◆ Exercise ◆
Only the lines from the start of the data below through the line that contains "import seaborn as sns" are to be copied, exactly and without pictures.
>>
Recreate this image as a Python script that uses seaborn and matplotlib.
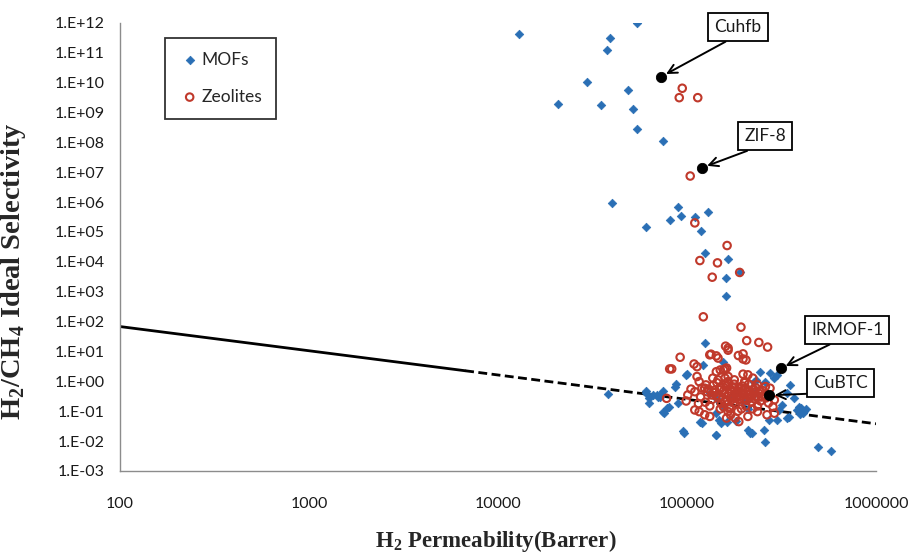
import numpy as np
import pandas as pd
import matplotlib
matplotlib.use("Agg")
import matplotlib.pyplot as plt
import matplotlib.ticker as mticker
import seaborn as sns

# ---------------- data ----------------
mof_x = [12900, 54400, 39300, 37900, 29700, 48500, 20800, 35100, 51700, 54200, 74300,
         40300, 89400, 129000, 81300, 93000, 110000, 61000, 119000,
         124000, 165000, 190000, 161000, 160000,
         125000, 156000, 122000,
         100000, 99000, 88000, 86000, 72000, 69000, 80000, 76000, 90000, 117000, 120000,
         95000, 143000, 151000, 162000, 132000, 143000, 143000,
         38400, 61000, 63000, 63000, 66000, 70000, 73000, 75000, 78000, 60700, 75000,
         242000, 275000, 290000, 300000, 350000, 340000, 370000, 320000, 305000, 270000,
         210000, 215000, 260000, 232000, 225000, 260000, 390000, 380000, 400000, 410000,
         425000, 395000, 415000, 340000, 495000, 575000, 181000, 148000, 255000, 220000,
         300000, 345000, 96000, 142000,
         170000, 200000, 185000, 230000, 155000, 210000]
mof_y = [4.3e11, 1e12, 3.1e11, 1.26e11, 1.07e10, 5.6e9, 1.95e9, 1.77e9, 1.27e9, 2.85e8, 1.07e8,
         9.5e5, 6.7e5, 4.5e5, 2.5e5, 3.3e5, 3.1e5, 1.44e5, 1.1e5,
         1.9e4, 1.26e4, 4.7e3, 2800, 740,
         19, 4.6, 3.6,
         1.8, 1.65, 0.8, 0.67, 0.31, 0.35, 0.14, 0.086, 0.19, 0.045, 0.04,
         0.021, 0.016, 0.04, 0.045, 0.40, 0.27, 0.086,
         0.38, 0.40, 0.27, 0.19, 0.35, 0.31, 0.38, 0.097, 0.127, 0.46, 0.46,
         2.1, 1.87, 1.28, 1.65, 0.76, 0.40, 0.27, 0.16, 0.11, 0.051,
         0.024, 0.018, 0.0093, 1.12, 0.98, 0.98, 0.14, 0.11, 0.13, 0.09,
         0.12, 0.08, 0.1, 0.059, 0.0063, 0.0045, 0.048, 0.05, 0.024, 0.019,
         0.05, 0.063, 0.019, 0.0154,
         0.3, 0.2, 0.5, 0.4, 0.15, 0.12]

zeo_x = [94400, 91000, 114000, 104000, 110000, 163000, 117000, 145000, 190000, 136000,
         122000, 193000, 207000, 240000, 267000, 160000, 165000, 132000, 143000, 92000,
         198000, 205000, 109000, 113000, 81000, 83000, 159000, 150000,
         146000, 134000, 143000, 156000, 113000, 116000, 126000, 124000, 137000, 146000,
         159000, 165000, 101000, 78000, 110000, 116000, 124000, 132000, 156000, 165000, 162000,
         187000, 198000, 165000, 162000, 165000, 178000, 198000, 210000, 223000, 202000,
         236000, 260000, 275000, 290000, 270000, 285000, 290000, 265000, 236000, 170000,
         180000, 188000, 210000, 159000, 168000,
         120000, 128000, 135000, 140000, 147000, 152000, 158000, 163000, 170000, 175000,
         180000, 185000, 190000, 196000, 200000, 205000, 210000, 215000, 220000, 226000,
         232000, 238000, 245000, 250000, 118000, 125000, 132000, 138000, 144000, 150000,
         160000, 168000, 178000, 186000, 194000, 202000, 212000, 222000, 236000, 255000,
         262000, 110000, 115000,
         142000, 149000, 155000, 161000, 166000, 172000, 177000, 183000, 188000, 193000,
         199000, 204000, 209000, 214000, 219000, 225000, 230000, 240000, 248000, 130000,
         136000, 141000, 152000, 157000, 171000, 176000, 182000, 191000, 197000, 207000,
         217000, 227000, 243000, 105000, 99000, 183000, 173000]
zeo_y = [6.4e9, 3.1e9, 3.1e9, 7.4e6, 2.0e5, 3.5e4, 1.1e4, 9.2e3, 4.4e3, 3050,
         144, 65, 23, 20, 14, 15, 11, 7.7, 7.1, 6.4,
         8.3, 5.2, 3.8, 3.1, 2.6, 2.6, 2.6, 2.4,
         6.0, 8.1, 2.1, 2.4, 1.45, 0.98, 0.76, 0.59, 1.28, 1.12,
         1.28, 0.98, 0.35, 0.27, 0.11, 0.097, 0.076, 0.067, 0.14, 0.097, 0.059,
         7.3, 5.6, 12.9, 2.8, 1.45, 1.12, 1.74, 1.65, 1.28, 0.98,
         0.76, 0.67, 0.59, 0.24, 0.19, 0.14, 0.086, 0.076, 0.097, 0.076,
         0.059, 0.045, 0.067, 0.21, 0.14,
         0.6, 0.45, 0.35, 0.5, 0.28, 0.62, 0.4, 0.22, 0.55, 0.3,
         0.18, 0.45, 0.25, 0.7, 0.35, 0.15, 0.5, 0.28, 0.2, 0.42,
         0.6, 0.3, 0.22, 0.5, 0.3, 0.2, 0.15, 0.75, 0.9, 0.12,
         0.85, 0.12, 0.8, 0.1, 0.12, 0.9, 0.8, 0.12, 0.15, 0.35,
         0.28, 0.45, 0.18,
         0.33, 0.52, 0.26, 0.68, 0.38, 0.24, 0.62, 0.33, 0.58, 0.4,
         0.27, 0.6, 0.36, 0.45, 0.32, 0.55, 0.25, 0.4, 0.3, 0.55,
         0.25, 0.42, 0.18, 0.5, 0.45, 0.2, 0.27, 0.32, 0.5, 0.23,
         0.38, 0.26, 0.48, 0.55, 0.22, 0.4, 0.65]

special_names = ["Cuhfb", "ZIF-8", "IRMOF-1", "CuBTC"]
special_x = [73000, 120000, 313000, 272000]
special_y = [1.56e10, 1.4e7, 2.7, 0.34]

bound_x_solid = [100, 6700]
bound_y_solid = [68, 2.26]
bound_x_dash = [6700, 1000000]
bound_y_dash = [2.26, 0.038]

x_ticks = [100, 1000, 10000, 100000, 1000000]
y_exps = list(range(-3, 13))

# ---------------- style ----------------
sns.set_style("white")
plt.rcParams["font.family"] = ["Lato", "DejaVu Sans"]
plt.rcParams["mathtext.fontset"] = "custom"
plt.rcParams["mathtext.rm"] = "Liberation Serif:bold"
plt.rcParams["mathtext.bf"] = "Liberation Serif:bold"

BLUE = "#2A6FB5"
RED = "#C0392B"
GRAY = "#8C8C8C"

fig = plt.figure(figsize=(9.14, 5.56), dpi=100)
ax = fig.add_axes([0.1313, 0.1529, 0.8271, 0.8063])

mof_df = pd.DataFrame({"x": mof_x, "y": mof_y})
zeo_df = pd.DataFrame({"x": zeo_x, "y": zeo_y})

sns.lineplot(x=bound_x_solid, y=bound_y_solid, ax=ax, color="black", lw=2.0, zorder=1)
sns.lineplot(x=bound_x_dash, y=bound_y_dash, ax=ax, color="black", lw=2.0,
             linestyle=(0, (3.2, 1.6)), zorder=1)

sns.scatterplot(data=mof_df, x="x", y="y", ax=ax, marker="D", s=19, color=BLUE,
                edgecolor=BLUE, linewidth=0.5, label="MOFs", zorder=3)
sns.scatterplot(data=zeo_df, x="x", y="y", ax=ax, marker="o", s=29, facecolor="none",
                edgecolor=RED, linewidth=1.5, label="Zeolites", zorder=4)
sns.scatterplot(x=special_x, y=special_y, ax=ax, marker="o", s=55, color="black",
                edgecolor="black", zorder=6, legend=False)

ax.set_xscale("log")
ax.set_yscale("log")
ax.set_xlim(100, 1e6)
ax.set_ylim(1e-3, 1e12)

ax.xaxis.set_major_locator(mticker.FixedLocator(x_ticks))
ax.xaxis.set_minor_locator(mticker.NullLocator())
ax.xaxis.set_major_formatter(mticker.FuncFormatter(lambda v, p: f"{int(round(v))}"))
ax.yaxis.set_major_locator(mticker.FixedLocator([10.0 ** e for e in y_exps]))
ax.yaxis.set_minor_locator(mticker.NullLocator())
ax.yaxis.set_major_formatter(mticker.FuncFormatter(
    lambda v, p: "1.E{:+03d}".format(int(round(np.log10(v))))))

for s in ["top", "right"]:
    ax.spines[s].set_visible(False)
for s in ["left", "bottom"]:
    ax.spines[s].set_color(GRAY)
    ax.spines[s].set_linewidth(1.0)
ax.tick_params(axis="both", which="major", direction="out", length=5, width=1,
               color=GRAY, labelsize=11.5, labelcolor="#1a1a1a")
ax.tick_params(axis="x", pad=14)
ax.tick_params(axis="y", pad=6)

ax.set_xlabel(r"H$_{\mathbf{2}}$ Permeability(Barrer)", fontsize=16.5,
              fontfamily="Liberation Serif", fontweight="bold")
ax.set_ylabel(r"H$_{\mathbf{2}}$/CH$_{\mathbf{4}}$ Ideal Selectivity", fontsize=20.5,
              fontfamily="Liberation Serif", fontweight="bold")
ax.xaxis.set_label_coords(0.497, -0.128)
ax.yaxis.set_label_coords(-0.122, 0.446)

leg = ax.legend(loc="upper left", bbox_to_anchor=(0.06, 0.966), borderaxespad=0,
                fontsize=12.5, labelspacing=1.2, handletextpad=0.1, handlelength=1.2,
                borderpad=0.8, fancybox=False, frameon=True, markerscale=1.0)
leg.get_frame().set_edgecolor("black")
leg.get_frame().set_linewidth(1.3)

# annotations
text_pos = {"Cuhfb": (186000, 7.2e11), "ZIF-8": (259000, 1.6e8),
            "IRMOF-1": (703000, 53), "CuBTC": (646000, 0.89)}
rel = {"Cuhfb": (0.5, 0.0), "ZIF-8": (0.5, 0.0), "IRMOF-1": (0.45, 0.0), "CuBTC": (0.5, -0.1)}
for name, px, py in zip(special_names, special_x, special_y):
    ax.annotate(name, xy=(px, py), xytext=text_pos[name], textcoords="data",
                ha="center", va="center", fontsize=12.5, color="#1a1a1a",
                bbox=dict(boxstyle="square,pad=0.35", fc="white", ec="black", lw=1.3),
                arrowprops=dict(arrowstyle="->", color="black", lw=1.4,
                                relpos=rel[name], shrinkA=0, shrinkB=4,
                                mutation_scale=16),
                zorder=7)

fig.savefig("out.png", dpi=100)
<<
◆ Result for this task ◆
Recreate this image as a Python script that uses seaborn and matplotlib.
import numpy as np
import pandas as pd
import matplotlib
matplotlib.use("Agg")
import matplotlib.pyplot as plt
import matplotlib.ticker as mticker
import seaborn as sns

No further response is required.